La naturaleza de luto
Es terriblemente decepcionante constatar que lo que menos desaparece en Bolivia es la corrupción. La sabemos como un mal endémico, histórico, profundamente arraigado en nuestra cultura política. Está impresa en las fábulas de Melgarejo, en la actuación boliviana en la Guerra del Pacífico, en las exhaustas minas en manos privadas y/o públicas, salpica lo logrado por la Revolución del 52, sangró con las dictaduras militares, enluta nuestra democracia. Cambian los momentos históricos, cambian las ideologías, cambian los proyectos de Estado y hasta los modelos económicos y territoriales, pero la corrupción perdura.

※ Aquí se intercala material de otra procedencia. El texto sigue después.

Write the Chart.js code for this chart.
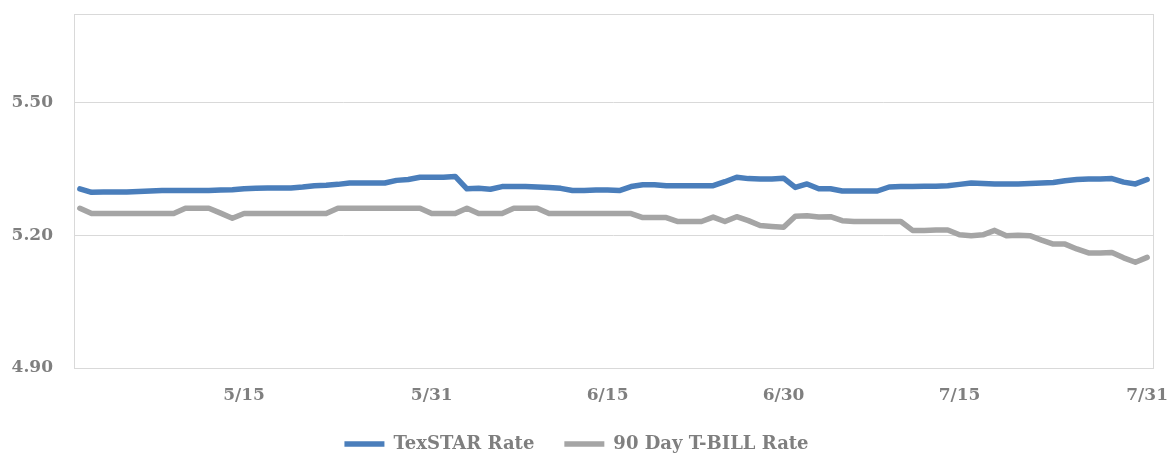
<!DOCTYPE html>
<html>
<head>
<meta charset="utf-8">
<script src="https://cdn.jsdelivr.net/npm/chart.js@4.4.1/dist/chart.umd.min.js"></script>
<style>
  html, body { margin: 0; padding: 0; background: #fff; overflow: hidden; }
</style>
</head>
<body>
<canvas id="rateChart" width="1170" height="470"></canvas>
<script>
// DATA
// daily dates 5/1 .. 7/31
const months = [[5, 31], [6, 30], [7, 31]];
const dayLabels = [];
months.forEach(([m, n]) => {
    for (let d = 1; d <= n; d++) dayLabels.push(m + '/' + d);
});

const shownDates = ['5/15', '5/31', '6/15', '6/30', '7/15', '7/31'];
const yTicks = [4.90, 5.20, 5.50, 5.70];

const texstarRate = [
    5.305, 5.297, 5.2975, 5.298, 5.298, 5.299, 5.300, 5.301, 5.301, 5.301,
    5.301, 5.301, 5.302, 5.303, 5.305, 5.306, 5.307, 5.307, 5.307, 5.309,
    5.312, 5.313, 5.315, 5.318, 5.318, 5.318, 5.318, 5.324, 5.326, 5.331,
    5.331, 5.331, 5.333, 5.305, 5.306, 5.304, 5.310, 5.310, 5.310, 5.309,
    5.308, 5.306, 5.301, 5.301, 5.302, 5.302, 5.301, 5.310, 5.314, 5.314,
    5.312, 5.312, 5.312, 5.312, 5.312, 5.321, 5.331, 5.328, 5.327, 5.327,
    5.329, 5.308, 5.316, 5.305, 5.305, 5.300, 5.300, 5.300, 5.300, 5.309,
    5.310, 5.310, 5.311, 5.311, 5.312, 5.315, 5.318, 5.317, 5.316, 5.316,
    5.316, 5.317, 5.318, 5.319, 5.323, 5.326, 5.327, 5.327, 5.328, 5.320,
    5.316, 5.326
];

const tbillRate = [
    5.261, 5.249, 5.249, 5.249, 5.249, 5.249, 5.249, 5.249, 5.249, 5.261,
    5.261, 5.261, 5.250, 5.2385, 5.249, 5.249, 5.249, 5.249, 5.249, 5.249,
    5.249, 5.249, 5.261, 5.261, 5.261, 5.261, 5.261, 5.261, 5.261, 5.261,
    5.249, 5.249, 5.249, 5.261, 5.249, 5.249, 5.249, 5.261, 5.261, 5.261,
    5.249, 5.249, 5.249, 5.249, 5.249, 5.249, 5.249, 5.249, 5.240, 5.240,
    5.240, 5.231, 5.231, 5.231, 5.241, 5.231, 5.242, 5.233, 5.222, 5.220,
    5.218, 5.243, 5.244, 5.241, 5.242, 5.233, 5.231, 5.231, 5.231, 5.231,
    5.231, 5.211, 5.211, 5.212, 5.212, 5.201, 5.199, 5.201, 5.211, 5.199,
    5.200, 5.199, 5.189, 5.180, 5.180, 5.169, 5.160, 5.160, 5.161, 5.149,
    5.139, 5.150
];

const TEXT_COLOR = '#7f7f7f';
const GRID_COLOR = '#d9d9d9';
const FONT = { family: '"DejaVu Serif", "Liberation Serif", serif', size: 17, weight: 'bold' };
const LEGEND_FONT = { family: '"DejaVu Serif", "Liberation Serif", serif', size: 18, weight: 'bold' };

// border box around plot area
const plotBorder = {
    id: 'plotBorder',
    afterDraw(chart) {
        const { ctx, chartArea: a } = chart;
        ctx.save();
        ctx.strokeStyle = GRID_COLOR;
        ctx.lineWidth = 1;
        ctx.strokeRect(Math.round(a.left) + 0.5, Math.round(a.top) + 0.5,
            Math.round(a.right - a.left), Math.round(a.bottom - a.top));
        ctx.restore();
    }
};

const ctx = document.getElementById('rateChart').getContext('2d');
new Chart(ctx, {
    type: 'line',
    data: {
        labels: dayLabels,
        datasets: [{
            label: 'TexSTAR Rate',
            data: texstarRate,
            borderColor: '#4a7ebb',
            backgroundColor: '#4a7ebb',
            borderWidth: 5.5,
            borderCapStyle: 'round',
            borderJoinStyle: 'round',
            pointRadius: 0,
            tension: 0
        }, {
            label: '90 Day T-BILL Rate',
            data: tbillRate,
            borderColor: '#a5a5a5',
            backgroundColor: '#a5a5a5',
            borderWidth: 5.5,
            borderCapStyle: 'round',
            borderJoinStyle: 'round',
            pointRadius: 0,
            tension: 0
        }]
    },
    options: {
        responsive: false,
        devicePixelRatio: 1,
        animation: false,
        layout: { padding: { top: 14, right: 17, left: 0, bottom: 7 } },
        scales: {
            x: {
                offset: true,
                grid: { display: false, drawTicks: false },
                border: { display: false },
                ticks: {
                    autoSkip: false,
                    maxRotation: 0,
                    padding: 17,
                    color: TEXT_COLOR,
                    font: FONT,
                    callback: function(val) {
                        const lab = this.getLabelForValue(val);
                        return shownDates.includes(lab) ? lab : '';
                    }
                },
                afterFit: scale => {
                    scale.height = 37;
                    scale.paddingLeft = 0;
                    scale.paddingRight = 0;
                }
            },
            y: {
                min: 4.9,
                max: 5.7,
                afterBuildTicks: scale => { scale.ticks = yTicks.map(v => ({ value: v })); },
                grid: { color: GRID_COLOR, lineWidth: 1, drawTicks: false },
                border: { display: false },
                ticks: {
                    padding: 21,
                    color: TEXT_COLOR,
                    font: FONT,
                    callback: v => (v > 5.6 ? '' : v.toFixed(2))
                },
                afterFit: scale => {
                    scale.width = 74;
                    scale.paddingTop = 0;
                    scale.paddingBottom = 0;
                }
            }
        },
        plugins: {
            legend: {
                position: 'bottom',
                labels: {
                    usePointStyle: true,
                    pointStyle: 'line',
                    pointStyleWidth: 40,
                    boxHeight: 5,
                    padding: 30,
                    color: TEXT_COLOR,
                    font: LEGEND_FONT
                }
            },
            tooltip: { enabled: false }
        }
    },
    plugins: [plotBorder]
});
</script>
</body>
</html>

No es un tema banal ni secundario, dado que la corrupción es capaz de arruinar cualquier esfuerzo positivo que venga de la gestión pública. “El roba pero hace” es la aterradora certeza de lo capaces que somos de convivir con la corrupción como algo cotidiano y naturalizado. Además, todo corrupto tiene como una de sus principales insignias el tener un ejército de esbirros/as que se ganan la vida llunk´eando al poderoso de turno.
En líneas muy generales la corrupción significa que la administración pública se mal maneja para favorecer a intereses mezquinos individuales y/o particulares recurriendo a la maña y a la deshonestidad. Bolivia está catalogada entre los países más corruptos de América Latina porque la función pública es botín politiquero para compensar a militantes y amigos. Prácticamente casi todos los partidos que han gobernado este país han incurrido en la vieja práctica de colocar en los cargos públicos a los parientes, a los compadres, a los amigos y militantes. Ello lleva a que nunca se institucionalice la gestión pública y a que autoridades y funcionarios se acostumbren a percibirla como una agencia de empleos y a pensar compulsivamente en sus bolsillos a costa del bien común.
Por ello, es que son tan habituales, en la gestión pública boliviana, los “elefantes blancos” o millonarios proyectos de inversión pública de dudosa utilidad y peor planificación que muchas veces incluso cuestan el deterioro del bien común. Ahí está, por ejemplo, el caso de ostentosos distribuidores vehiculares que se comen áreas verdes, las canchas de pasto sintético y/o polifuncionales deportivos diseminados por todo Bolivia, los intereses plutocráticos de petroleros, mineros, loteadores y agroindustria extractivista tragando áreas protegidas y territorios indígenas y diseñando las políticas públicas desde hace décadas. ¿Y a quién pueden beneficiar los “elefantes blancos” sino es a una red de corrupción vinculada a la gestión pública, y que la parasita?
La cereza de la torta es que nada más y nada menos que el Ministerio de Medio Ambiente es el escenario de las últimas trastadas corruptas que denotan que en el “proceso de cambio” lo que menos cambia es la corrupción. ¿Qué se puede esperar si se presume que nada menos que el ministro de Medio Ambiente cobraba “comisiones” de las empresas adjudicatarias de obras al punto de supuestamente haber podido adquirir decenas de inmuebles en menos de tres años de gestión? ¿Y qué hay de otra denuncia que vincula a exautoridades de la ciudad más “prospera” de Bolivia con la depredación de megaproyectos inmobiliarios?
Esa es la seriedad con la que se toma el cuidado ambiental y la planificación territorial en Bolivia. La depredación camuflada por las mismas instituciones que deben velar por el medioambiente viene ocurriendo desde hace décadas, a nombre del mentado “progreso”.
Hace unos días falleció el Dr. Eduardo Antonio Morales Luizaga, un gran científico boliviano comprometido con la naturaleza y la defensa medioambientalista. Un hombre honesto, trabajador, de mucho conocimiento. Podemos decir que la naturaleza está de luto por la falta que hará una persona de esa calidad. ¿Por qué será que personas así casi nunca acceden al manejo institucional de los temas ambientales? ¿Tendría razón Sócrates cuando insinuaba que era difícil ver casada a la honestidad con el poder?